## start Dataset extract
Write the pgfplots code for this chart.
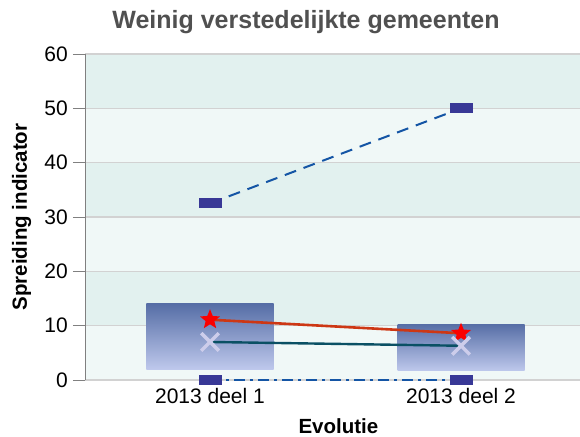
\documentclass[border=0pt]{standalone}
\usepackage{fontspec}
\setmainfont{Liberation Sans}
\usepackage{pgfplots}
\pgfplotsset{compat=1.18}
\definecolor{bandDark}{RGB}{226,241,239}
\definecolor{bandLight}{RGB}{240,248,247}
\definecolor{gridGray}{RGB}{210,210,210}
\definecolor{titleGray}{RGB}{80,80,80}
\definecolor{navyMark}{RGB}{56,56,150}
\definecolor{dashBlue}{RGB}{20,85,165}
\definecolor{lineRed}{RGB}{205,55,20}
\definecolor{starRed}{RGB}{250,0,0}
\definecolor{tealLine}{RGB}{10,80,100}
\definecolor{xLav}{RGB}{205,205,235}
\definecolor{boxTop}{RGB}{86,110,166}
\definecolor{boxBot}{RGB}{190,200,236}
\pgfdeclareplotmark{hrect}{\pgfpathrectangle{\pgfqpoint{-11.5pt}{-5pt}}{\pgfqpoint{23pt}{10pt}}\pgfusepathqfill}
\pgfdeclareplotmark{fstar}{%
  \pgfpathmoveto{\pgfqpointpolar{90}{10.5pt}}%
  \pgfpathlineto{\pgfqpointpolar{126}{4.6pt}}%
  \pgfpathlineto{\pgfqpointpolar{162}{10.5pt}}%
  \pgfpathlineto{\pgfqpointpolar{198}{4.6pt}}%
  \pgfpathlineto{\pgfqpointpolar{234}{10.5pt}}%
  \pgfpathlineto{\pgfqpointpolar{270}{4.6pt}}%
  \pgfpathlineto{\pgfqpointpolar{306}{10.5pt}}%
  \pgfpathlineto{\pgfqpointpolar{342}{4.6pt}}%
  \pgfpathlineto{\pgfqpointpolar{18}{10.5pt}}%
  \pgfpathlineto{\pgfqpointpolar{54}{4.6pt}}%
  \pgfpathclose\pgfusepathqfill}
\begin{document}
\begin{tikzpicture}
\begin{axis}[set layers, scale only axis, width=495pt, height=326pt,
  xmin=-0.498, xmax=1.474, ymin=0, ymax=60,
  clip=false,
  separate axis lines, axis x line*=bottom, axis y line*=left,
  x axis line style={-, draw=gridGray, line width=1.3pt},
  y axis line style={-, draw=gray, line width=0.8pt},
  xtick={0,1}, xticklabels={2013 deel 1, 2013 deel 2},
  xtick style={draw=none},
  ytick={0,10,...,60},
  ytick style={draw=gray, line width=0.8pt},
  tick align=outside, major tick length=12pt,
  ymajorgrids, grid style={gridGray, line width=1.3pt},
  /pgf/number format/assume math mode=true,
  tick label style={font=\fontsize{21}{25}\selectfont},
  yticklabel style={anchor=east, inner sep=0pt, xshift=-5pt},
  xticklabel style={anchor=base, inner sep=0pt, yshift=-11pt},
  xlabel={Evolutie}, ylabel={Spreiding indicator},
  label style={font=\fontsize{20.5}{24}\selectfont\bfseries},
  xlabel style={at={(axis description cs:0.512,0)}, anchor=base, yshift=-53pt},
  ylabel style={at={(axis description cs:-0.1172,0.5)}, anchor=base},
]
\begin{pgfonlayer}{axis background}
\fill[bandLight] (axis cs:-0.498,0) rectangle (axis cs:1.474,10);
\fill[bandDark] (axis cs:-0.498,10) rectangle (axis cs:1.474,20);
\fill[bandLight] (axis cs:-0.498,20) rectangle (axis cs:1.474,30);
\fill[bandDark] (axis cs:-0.498,30) rectangle (axis cs:1.474,40);
\fill[bandLight] (axis cs:-0.498,40) rectangle (axis cs:1.474,50);
\fill[bandDark] (axis cs:-0.498,50) rectangle (axis cs:1.474,60);
\end{pgfonlayer}
% spread boxes
\addplot[forget plot, draw=none, top color=boxTop, bottom color=boxBot]
  coordinates {(-0.253,2.0) (0.253,2.0) (0.253,14.0) (-0.253,14.0) (-0.253,2.0)};
\addplot[forget plot, draw=none, top color=boxTop, bottom color=boxBot]
  coordinates {(0.747,1.7) (1.253,1.7) (1.253,10.3) (0.747,10.3) (0.747,1.7)};
% max and min
\addplot[navyMark, only marks, mark=hrect] coordinates {(0,32.5) (1,50.0)};
\addplot[dashBlue, line width=2pt, dash pattern=on 12pt off 8pt, no marks] coordinates {(0,32.5) (1,50.0)};
\addplot[navyMark, only marks, mark=hrect] coordinates {(0,0) (1,0)};
\addplot[dashBlue, line width=2pt, dash pattern=on 11pt off 5pt on 3pt off 5pt, no marks] coordinates {(0,0) (1,0)};
% mean and median
\addplot[lineRed, line width=2.6pt, mark=fstar, mark options={starRed, solid}] coordinates {(0,11.1) (1,8.6)};
\addplot[tealLine, line width=2.4pt, mark=x, mark size=12.5pt, mark options={xLav, line width=3.5pt}] coordinates {(0,7.0) (1,6.3)};
\end{axis}
\node[anchor=base, font=\fontsize{25}{29}\selectfont\bfseries, text=titleGray] at (221pt,351pt) {Weinig verstedelijkte gemeenten};
\pgfresetboundingbox
\path[use as bounding box] (-85pt,-56pt) rectangle (495pt,380pt);
\end{tikzpicture}
\end{document}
## end Dataset extract
Exercise directions: Using the data above, print every line exactly, omitting pictures.

Solution:
Write the pgfplots code for this chart.
\documentclass[border=0pt]{standalone}
\usepackage{fontspec}
\setmainfont{Liberation Sans}
\usepackage{pgfplots}
\pgfplotsset{compat=1.18}
\definecolor{bandDark}{RGB}{226,241,239}
\definecolor{bandLight}{RGB}{240,248,247}
\definecolor{gridGray}{RGB}{210,210,210}
\definecolor{titleGray}{RGB}{80,80,80}
\definecolor{navyMark}{RGB}{56,56,150}
\definecolor{dashBlue}{RGB}{20,85,165}
\definecolor{lineRed}{RGB}{205,55,20}
\definecolor{starRed}{RGB}{250,0,0}
\definecolor{tealLine}{RGB}{10,80,100}
\definecolor{xLav}{RGB}{205,205,235}
\definecolor{boxTop}{RGB}{86,110,166}
\definecolor{boxBot}{RGB}{190,200,236}
\pgfdeclareplotmark{hrect}{\pgfpathrectangle{\pgfqpoint{-11.5pt}{-5pt}}{\pgfqpoint{23pt}{10pt}}\pgfusepathqfill}
\pgfdeclareplotmark{fstar}{%
  \pgfpathmoveto{\pgfqpointpolar{90}{10.5pt}}%
  \pgfpathlineto{\pgfqpointpolar{126}{4.6pt}}%
  \pgfpathlineto{\pgfqpointpolar{162}{10.5pt}}%
  \pgfpathlineto{\pgfqpointpolar{198}{4.6pt}}%
  \pgfpathlineto{\pgfqpointpolar{234}{10.5pt}}%
  \pgfpathlineto{\pgfqpointpolar{270}{4.6pt}}%
  \pgfpathlineto{\pgfqpointpolar{306}{10.5pt}}%
  \pgfpathlineto{\pgfqpointpolar{342}{4.6pt}}%
  \pgfpathlineto{\pgfqpointpolar{18}{10.5pt}}%
  \pgfpathlineto{\pgfqpointpolar{54}{4.6pt}}%
  \pgfpathclose\pgfusepathqfill}
\begin{document}
\begin{tikzpicture}
\begin{axis}[set layers, scale only axis, width=495pt, height=326pt,
  xmin=-0.498, xmax=1.474, ymin=0, ymax=60,
  clip=false,
  separate axis lines, axis x line*=bottom, axis y line*=left,
  x axis line style={-, draw=gridGray, line width=1.3pt},
  y axis line style={-, draw=gray, line width=0.8pt},
  xtick={0,1}, xticklabels={2013 deel 1, 2013 deel 2},
  xtick style={draw=none},
  ytick={0,10,...,60},
  ytick style={draw=gray, line width=0.8pt},
  tick align=outside, major tick length=12pt,
  ymajorgrids, grid style={gridGray, line width=1.3pt},
  /pgf/number format/assume math mode=true,
  tick label style={font=\fontsize{21}{25}\selectfont},
  yticklabel style={anchor=east, inner sep=0pt, xshift=-5pt},
  xticklabel style={anchor=base, inner sep=0pt, yshift=-11pt},
  xlabel={Evolutie}, ylabel={Spreiding indicator},
  label style={font=\fontsize{20.5}{24}\selectfont\bfseries},
  xlabel style={at={(axis description cs:0.512,0)}, anchor=base, yshift=-53pt},
  ylabel style={at={(axis description cs:-0.1172,0.5)}, anchor=base},
]
\begin{pgfonlayer}{axis background}
\fill[bandLight] (axis cs:-0.498,0) rectangle (axis cs:1.474,10);
\fill[bandDark] (axis cs:-0.498,10) rectangle (axis cs:1.474,20);
\fill[bandLight] (axis cs:-0.498,20) rectangle (axis cs:1.474,30);
\fill[bandDark] (axis cs:-0.498,30) rectangle (axis cs:1.474,40);
\fill[bandLight] (axis cs:-0.498,40) rectangle (axis cs:1.474,50);
\fill[bandDark] (axis cs:-0.498,50) rectangle (axis cs:1.474,60);
\end{pgfonlayer}
% spread boxes
\addplot[forget plot, draw=none, top color=boxTop, bottom color=boxBot]
  coordinates {(-0.253,2.0) (0.253,2.0) (0.253,14.0) (-0.253,14.0) (-0.253,2.0)};
\addplot[forget plot, draw=none, top color=boxTop, bottom color=boxBot]
  coordinates {(0.747,1.7) (1.253,1.7) (1.253,10.3) (0.747,10.3) (0.747,1.7)};
% max and min
\addplot[navyMark, only marks, mark=hrect] coordinates {(0,32.5) (1,50.0)};
\addplot[dashBlue, line width=2pt, dash pattern=on 12pt off 8pt, no marks] coordinates {(0,32.5) (1,50.0)};
\addplot[navyMark, only marks, mark=hrect] coordinates {(0,0) (1,0)};
\addplot[dashBlue, line width=2pt, dash pattern=on 11pt off 5pt on 3pt off 5pt, no marks] coordinates {(0,0) (1,0)};
% mean and median
\addplot[lineRed, line width=2.6pt, mark=fstar, mark options={starRed, solid}] coordinates {(0,11.1) (1,8.6)};
\addplot[tealLine, line width=2.4pt, mark=x, mark size=12.5pt, mark options={xLav, line width=3.5pt}] coordinates {(0,7.0) (1,6.3)};
\end{axis}
\node[anchor=base, font=\fontsize{25}{29}\selectfont\bfseries, text=titleGray] at (221pt,351pt) {Weinig verstedelijkte gemeenten};
\pgfresetboundingbox
\path[use as bounding box] (-85pt,-56pt) rectangle (495pt,380pt);
\end{tikzpicture}
\end{document}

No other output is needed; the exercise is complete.